Turning then to each of the reasons relied on by Andrew Smith J, Longmore LJ held that:
– He did not find that the distinction between identifying the terms of the agreement and the interpretation of them was usually a fine one. Allowing evidence such as that proposed to be admitted would make arguments about implied terms more prevalent, which was to be discouraged.
– Admiral Management did not go as far as to decide that without prejudice correspondence would be admissible in relation to a background fact which was not part of the terms of the settlement. The decision to admit evidence in that case arose only because the document in question had been referred to as part of the settlement agreement.

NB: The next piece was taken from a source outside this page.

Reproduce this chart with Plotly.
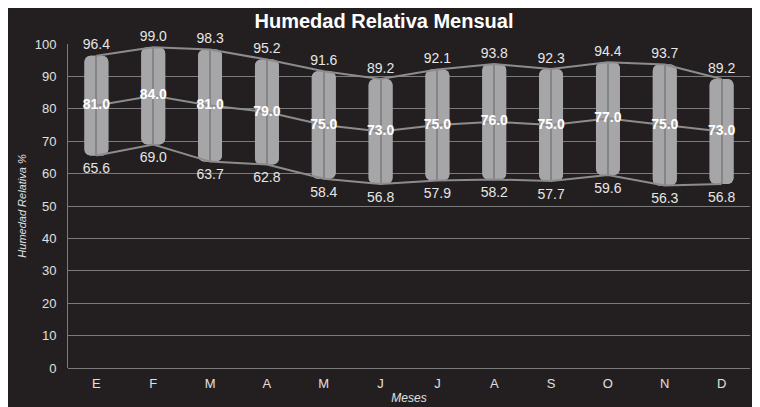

– On the question of whether there was an inconsistency between allowing without prejudice evidence for pleas of rectification but not allowing it for the construction of terms, Longmore LJ was clear that there was not. If a case of rectification is made then the court is being asked to ascertain the true terms of the contract but it is not considering the background facts to ascertain the contract’s meaning.
The final consideration was the balancing of competing policy considerations: the need for parties to be able to negotiate freely on the one hand and the court’s need to have all relevant information before it on the other. Longmore LJ came down firmly in favour of the former, noting that the comments in Ofulue v Bossert tended to indicate that the policy behind the without prejudice rule should trump the more general policy of enabling the court to have the maximum possible assistance in ascertaining the parties’ intentions.
Ward LJ dissented in brief but emphatic terms. He questioned why, since case law had clearly established that you can use antecedent negotiations to prove an agreement, to rescind it or to rectify it, they should not be used to establish the truth of what the concluded contract means. Of this, he commented “Not to do so would strike my mother as ‘barmy’. Perhaps I should simply say it strikes me as illogical“.
He went on to add that there was a distinction to be drawn between the application of the without prejudice rule to discussions which did not conclude with a settlement and instances where a settlement was reached. Of the latter, he said that once the public interest in the “cloak of secrecy” had been served and an agreement reached, there was no justification for continuing to wrap the negotiations in the same cloak any further.
The appeal on 14 July should hopefully serve to offer a final word on the difference in views between Longmore LJ and Ward LJ and clarify the “barminess”.